__Supplied entries__
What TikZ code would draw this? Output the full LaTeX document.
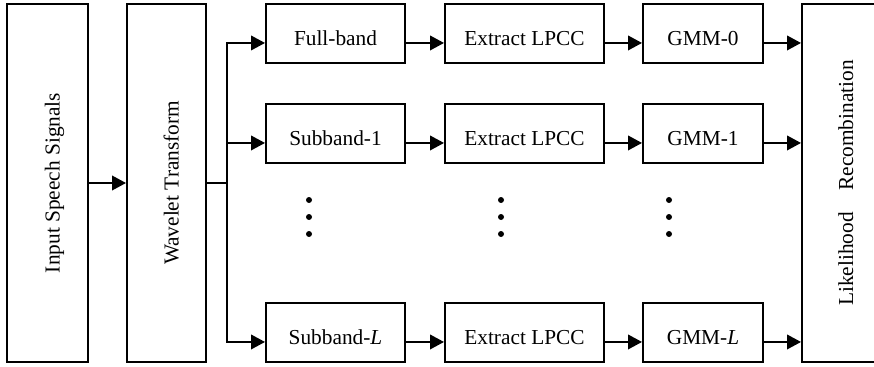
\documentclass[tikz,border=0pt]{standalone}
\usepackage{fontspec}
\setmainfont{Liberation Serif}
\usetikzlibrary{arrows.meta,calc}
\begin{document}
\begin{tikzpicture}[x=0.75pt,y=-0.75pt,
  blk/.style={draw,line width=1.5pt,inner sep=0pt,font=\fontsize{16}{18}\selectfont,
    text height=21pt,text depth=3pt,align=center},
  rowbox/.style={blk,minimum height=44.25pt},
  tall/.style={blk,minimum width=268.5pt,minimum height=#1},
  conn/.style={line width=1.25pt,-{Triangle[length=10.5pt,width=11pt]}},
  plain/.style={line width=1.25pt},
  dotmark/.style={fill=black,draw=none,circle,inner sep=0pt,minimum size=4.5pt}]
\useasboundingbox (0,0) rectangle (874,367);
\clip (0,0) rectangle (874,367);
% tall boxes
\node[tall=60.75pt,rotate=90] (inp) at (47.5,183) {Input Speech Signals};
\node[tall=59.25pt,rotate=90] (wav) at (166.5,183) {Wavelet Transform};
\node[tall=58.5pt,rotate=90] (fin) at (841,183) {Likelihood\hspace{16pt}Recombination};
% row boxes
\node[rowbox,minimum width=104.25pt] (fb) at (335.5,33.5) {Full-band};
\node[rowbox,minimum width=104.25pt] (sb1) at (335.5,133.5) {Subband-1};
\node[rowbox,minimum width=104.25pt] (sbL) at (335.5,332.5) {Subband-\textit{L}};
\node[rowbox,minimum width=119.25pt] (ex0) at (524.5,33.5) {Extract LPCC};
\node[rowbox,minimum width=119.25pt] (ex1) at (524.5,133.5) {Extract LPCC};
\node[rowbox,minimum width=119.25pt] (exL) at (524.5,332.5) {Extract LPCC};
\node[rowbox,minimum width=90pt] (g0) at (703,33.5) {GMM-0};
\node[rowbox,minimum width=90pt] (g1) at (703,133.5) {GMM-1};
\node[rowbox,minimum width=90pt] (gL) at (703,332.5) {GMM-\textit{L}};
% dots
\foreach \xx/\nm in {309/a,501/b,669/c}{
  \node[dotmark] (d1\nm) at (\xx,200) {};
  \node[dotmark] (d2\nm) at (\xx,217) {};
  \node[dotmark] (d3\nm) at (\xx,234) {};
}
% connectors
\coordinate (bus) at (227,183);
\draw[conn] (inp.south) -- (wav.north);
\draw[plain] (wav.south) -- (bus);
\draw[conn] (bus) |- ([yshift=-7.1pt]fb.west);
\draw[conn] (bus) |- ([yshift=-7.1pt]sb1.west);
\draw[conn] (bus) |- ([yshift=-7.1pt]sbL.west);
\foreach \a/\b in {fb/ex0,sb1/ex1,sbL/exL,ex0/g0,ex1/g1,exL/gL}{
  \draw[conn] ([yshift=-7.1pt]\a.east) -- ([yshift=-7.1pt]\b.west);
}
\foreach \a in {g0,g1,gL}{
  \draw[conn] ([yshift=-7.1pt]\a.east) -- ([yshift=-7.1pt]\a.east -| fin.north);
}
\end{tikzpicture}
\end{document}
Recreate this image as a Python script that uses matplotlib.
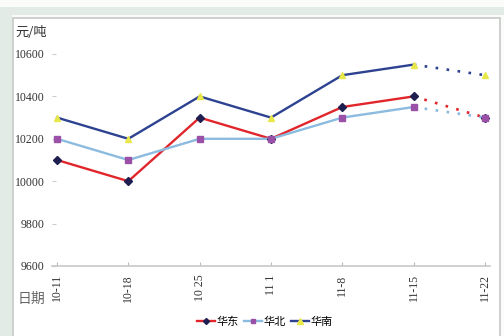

__Work required__
Write every entry out again exactly, dropping the pictures.

__Response below__
What TikZ code would draw this? Output the full LaTeX document.
\documentclass[tikz,border=0pt]{standalone}
\usepackage{fontspec}
\setmainfont{Liberation Serif}
\usetikzlibrary{arrows.meta,calc}
\begin{document}
\begin{tikzpicture}[x=0.75pt,y=-0.75pt,
  blk/.style={draw,line width=1.5pt,inner sep=0pt,font=\fontsize{16}{18}\selectfont,
    text height=21pt,text depth=3pt,align=center},
  rowbox/.style={blk,minimum height=44.25pt},
  tall/.style={blk,minimum width=268.5pt,minimum height=#1},
  conn/.style={line width=1.25pt,-{Triangle[length=10.5pt,width=11pt]}},
  plain/.style={line width=1.25pt},
  dotmark/.style={fill=black,draw=none,circle,inner sep=0pt,minimum size=4.5pt}]
\useasboundingbox (0,0) rectangle (874,367);
\clip (0,0) rectangle (874,367);
% tall boxes
\node[tall=60.75pt,rotate=90] (inp) at (47.5,183) {Input Speech Signals};
\node[tall=59.25pt,rotate=90] (wav) at (166.5,183) {Wavelet Transform};
\node[tall=58.5pt,rotate=90] (fin) at (841,183) {Likelihood\hspace{16pt}Recombination};
% row boxes
\node[rowbox,minimum width=104.25pt] (fb) at (335.5,33.5) {Full-band};
\node[rowbox,minimum width=104.25pt] (sb1) at (335.5,133.5) {Subband-1};
\node[rowbox,minimum width=104.25pt] (sbL) at (335.5,332.5) {Subband-\textit{L}};
\node[rowbox,minimum width=119.25pt] (ex0) at (524.5,33.5) {Extract LPCC};
\node[rowbox,minimum width=119.25pt] (ex1) at (524.5,133.5) {Extract LPCC};
\node[rowbox,minimum width=119.25pt] (exL) at (524.5,332.5) {Extract LPCC};
\node[rowbox,minimum width=90pt] (g0) at (703,33.5) {GMM-0};
\node[rowbox,minimum width=90pt] (g1) at (703,133.5) {GMM-1};
\node[rowbox,minimum width=90pt] (gL) at (703,332.5) {GMM-\textit{L}};
% dots
\foreach \xx/\nm in {309/a,501/b,669/c}{
  \node[dotmark] (d1\nm) at (\xx,200) {};
  \node[dotmark] (d2\nm) at (\xx,217) {};
  \node[dotmark] (d3\nm) at (\xx,234) {};
}
% connectors
\coordinate (bus) at (227,183);
\draw[conn] (inp.south) -- (wav.north);
\draw[plain] (wav.south) -- (bus);
\draw[conn] (bus) |- ([yshift=-7.1pt]fb.west);
\draw[conn] (bus) |- ([yshift=-7.1pt]sb1.west);
\draw[conn] (bus) |- ([yshift=-7.1pt]sbL.west);
\foreach \a/\b in {fb/ex0,sb1/ex1,sbL/exL,ex0/g0,ex1/g1,exL/gL}{
  \draw[conn] ([yshift=-7.1pt]\a.east) -- ([yshift=-7.1pt]\b.west);
}
\foreach \a in {g0,g1,gL}{
  \draw[conn] ([yshift=-7.1pt]\a.east) -- ([yshift=-7.1pt]\a.east -| fin.north);
}
\end{tikzpicture}
\end{document}
Recreate this image as a Python script that uses matplotlib.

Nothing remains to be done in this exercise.